Pb "interface C <-> Ocaml" with array of string
Installing pretty-printers automagically
Records with default values
New logo for O'Caml
Thread and Unix select
GraphPS missed...
Monads, monadic notation and OCaml

Pb "interface C <-> Ocaml" with array of string

Archive: http://caml.inria.fr/pub/ml-archives/caml-list/2005/03/880ebc2e6c2a645a0ffb55df3cb79e2d.en.html

Frédéric Gava asked:

I have a problem with an initialization of a array of strings using a C
procedure. I give you the code
with some comments. My code works well without threads but when I add  some
threads to my code the array is initializing with some strange strings. If
someone could help me...

Thanks,
Frédéric Gava


char **argv;

/* "arguments" is the Ocaml Sys.argv array */
value bsmlpub_init(value arguments)
{
  int argc,i;
  CAMLparam1(arguments);
  /* alloc the arguments */
  argc = Wosize_val(arguments);
  argv = (char**)stat_alloc((argc + 1) * sizeof(char *));
  for (i = 0; i < argc; i++) argv[i] = String_val(Field(arguments, i));
  argv[i] = NULL;
  /* saving them */
 /* This function is a C function take from a special library for parallel
computing. So it is impossible to modified this function. This function
gives to all processors the same parameters take from the line command of
the bash. */
  bsplib_saveargs(&argc, &argv);
  CAMLreturn (Val_unit);
}

/* Them, when a program wants to read the parameters, it calls this
functions, but here
I have an array with bad strings.... */
value bsmlpub_argv(value unit)
{
 CAMLparam1(unit);
 CAMLreturn (copy_string_array(argv));
}

Olivier Andrieu answered:

using String_val to pass a caml string to a C function can be unsafe
in several cases. 

Here I guess the C function copies the char* pointers and stores then
somewhere. When they are accessed later (by another function), they
have become invalid because the GC has moved the strings around.  Of
course you can't really know what the function does with the pointers
from the prototype alone, you'd need to see the library source code
(or a good documentation). The solution would be to copy the strings with
strdup() :

 for (i = 0; i < argc; i++) argv[i] = strdup (String_val(Field(arguments, i)));

Installing pretty-printers automagically

Archive: http://caml.inria.fr/pub/ml-archives/caml-list/2005/03/d9e38d879617f83ed6630edbf8ab9a2b.en.html

Markus Mottl described:

though the idea is not new, more precisely, I have shamelessly stolen
it from Gerd Stolpmann's findlib sources, it still seems not widespread
and is such a useful thing to have that it should be mentioned here on
the list.

You will quite often want to have custom pretty-printers for your
datatypes in the toplevel.  Preferably, they should be installed as
soon as the library implementing them has been loaded.
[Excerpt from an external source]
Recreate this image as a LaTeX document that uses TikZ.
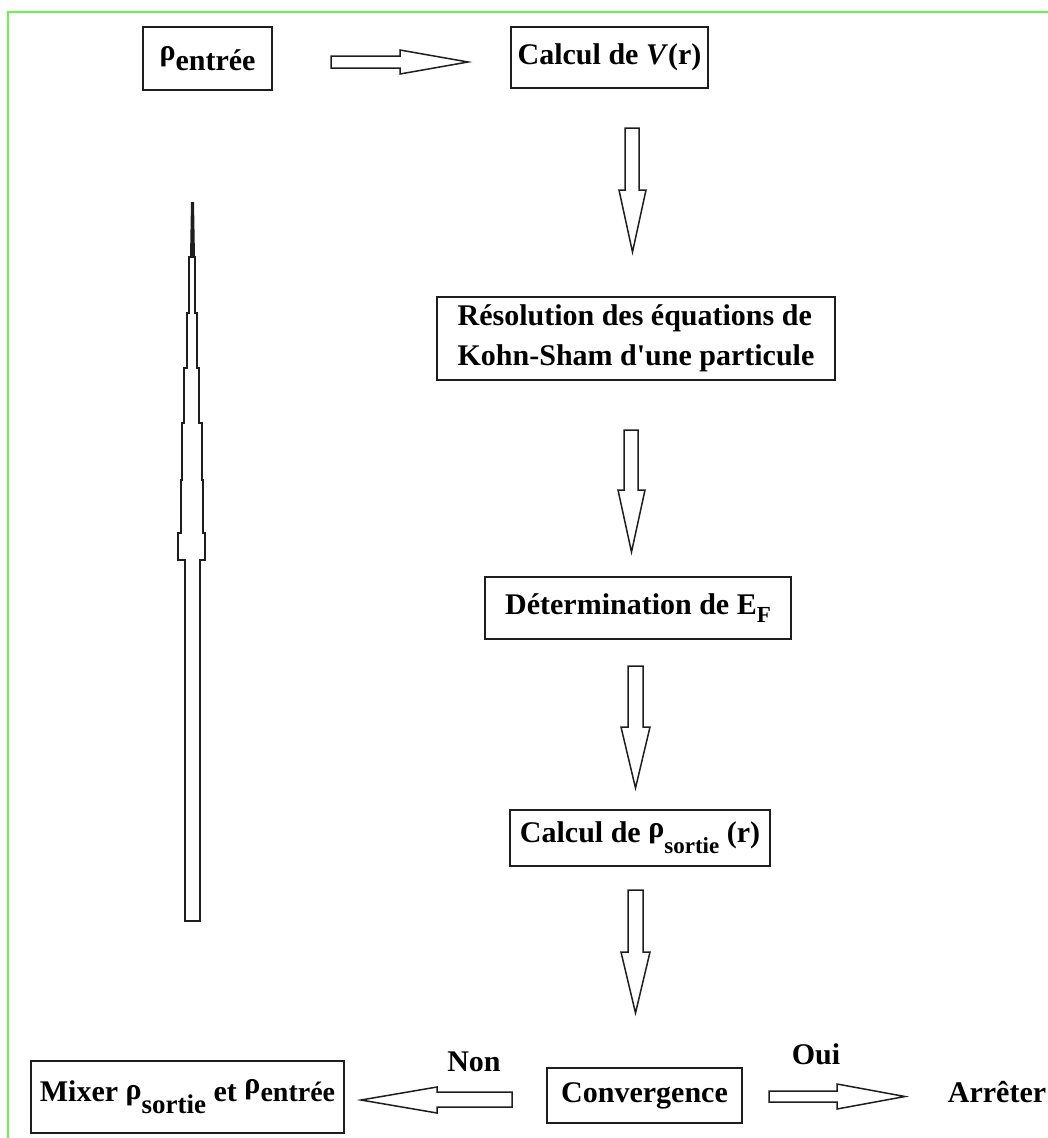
\documentclass[tikz,border=0pt]{standalone}
\usepackage{fontspec}
\setmainfont{Liberation Serif}[Ligatures=TeXOff]
\definecolor{frameGreen}{RGB}{102,245,72}
\definecolor{inkgray}{RGB}{30,30,30}
\begin{document}
\begin{tikzpicture}[x=1pt,y=-1pt,
  box/.style={draw=inkgray,line width=1.8pt,inner sep=0pt,align=center,
    font=\fontsize{30}{40}\selectfont\bfseries},
  lbl/.style={inner sep=0pt,font=\fontsize{30}{36}\selectfont\bfseries},
  fatarrow/.style={draw=inkgray,line width=1.5pt,fill=white,line join=miter}]
\useasboundingbox (0,0) rectangle (1048,1138);
% frame (top and left edges only)
\draw[frameGreen,line width=2.8pt] (8,1140) -- (8,12) -- (1050,12);

% boxes
\node[box,minimum width=129,minimum height=63] (rin) at (207.5,58.5)
  {\raisebox{5pt}{ρ}\raisebox{-5pt}{entrée}};
\node[box,minimum width=197,minimum height=61] (calcV) at (609.5,57.5)
  {Calcul de \textit{V}(r)};
\node[box,minimum width=398,minimum height=83,align=left] (ks) at (636,338.5)
  {Résolution des équations de\\Kohn-Sham d'une particule};
\node[box,minimum width=306,minimum height=62] (ef) at (638,608)
  {Détermination de E\raisebox{-8pt}{\fontsize{23}{23}\selectfont F}};
\node[box,minimum width=260,minimum height=56] (rout) at (640,838)
  {Calcul de \raisebox{5pt}{ρ}\raisebox{-11pt}{\fontsize{23}{23}\selectfont sortie} (r)};
\node[box,minimum width=195,minimum height=55] (conv) at (644.5,1095.5)
  {Convergence};
\node[box,minimum width=313,minimum height=72] (mix) at (187.5,1097)
  {Mixer \raisebox{2pt}{ρ}\raisebox{-12pt}{\fontsize{27}{27}\selectfont sortie} et \raisebox{8pt}{ρ}{\fontsize{28}{28}\selectfont entrée}};
\node[lbl] (oui) at (816,1054) {Oui};
\node[lbl] (non) at (474,1062) {Non};
\node[lbl] (stop) at (997,1092) {Arrêter};

% block arrows
% rho_entree -> Calcul V
\draw[fatarrow] (331,56) -- (400,56) -- (400,50) -- (468,62) -- (400,74) -- (400,68) -- (331,68) -- cycle;
% Calcul V -> KS
\draw[fatarrow] (625,128) -- (639,128) -- (639,190) -- (646,190) -- (632.5,252) -- (619,190) -- (625,190) -- cycle;
% KS -> EF
\draw[fatarrow] (624,430) -- (638,430) -- (638,490) -- (645,490) -- (631.5,552) -- (618,490) -- (624,490) -- cycle;
% EF -> rho_out
\draw[fatarrow] (628,666) -- (643,666) -- (643,727) -- (650,727) -- (635.5,788) -- (621,727) -- (628,727) -- cycle;
% rho_out -> convergence
\draw[fatarrow] (628,890) -- (643,890) -- (643,952) -- (650,952) -- (635.5,1013) -- (621,952) -- (628,952) -- cycle;
% convergence -> Arreter (Oui)
\draw[fatarrow] (769,1091) -- (837,1091) -- (837,1084) -- (905,1096.5) -- (837,1109) -- (837,1102) -- (769,1102) -- cycle;
% convergence -> Mixer (Non)
\draw[fatarrow] (512,1092) -- (437,1092) -- (437,1087) -- (361,1100) -- (437,1113) -- (437,1107) -- (512,1107) -- cycle;
% Mixer -> back up (long stepped arrow)
\draw[fatarrow] (185,921) -- (185,560) -- (178,560) -- (178,533) -- (181,533) -- (181,480)
  -- (182,480) -- (182,423) -- (184,423) -- (184,368) -- (187,368) -- (187,313)
  -- (189,313) -- (189,257) -- (195,257) -- (195,313) -- (197,313) -- (197,368)
  -- (199,368) -- (199,423) -- (202,423) -- (202,480) -- (203,480) -- (203,533)
  -- (205,533) -- (205,560) -- (200,560) -- (200,921) -- cycle;
\fill[inkgray] (190,257) -- (191,202) -- (194,202) -- (195,257) -- cycle;
\end{tikzpicture}
\end{document}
The solution for this is quite simple, and I have just implemented it
in the LACAML-library so that matrices and vectors can be printed in
the toplevel.

Assuming you have already implemented a pretty-printer with the correct
signature in module "My_module":

  val pp_my_type : Format.formatter -> my_type -> unit

Then just create another module in your library:                                
---------------------------------------------------------------------------
let printers =
  [
    "My_module.pp_my_type";
  ]

let eval_string
      ?(print_outcome = false) ?(err_formatter = Format.err_formatter) str =
  let lexbuf = Lexing.from_string str in
  let phrase = !Toploop.parse_toplevel_phrase lexbuf in
  Toploop.execute_phrase print_outcome err_formatter phrase

let rec install_printers = function
  | [] -> true
  | printer :: printers ->
      let cmd = Printf.sprintf "#install_printer %s;;" printer in
      eval_string cmd && install_printers printers

let () =
  if not (install_printers printers) then
    Format.eprintf "Problem installing printers@."
---------------------------------------------------------------------------

Just add further pretty-printers to the list "printers" if required.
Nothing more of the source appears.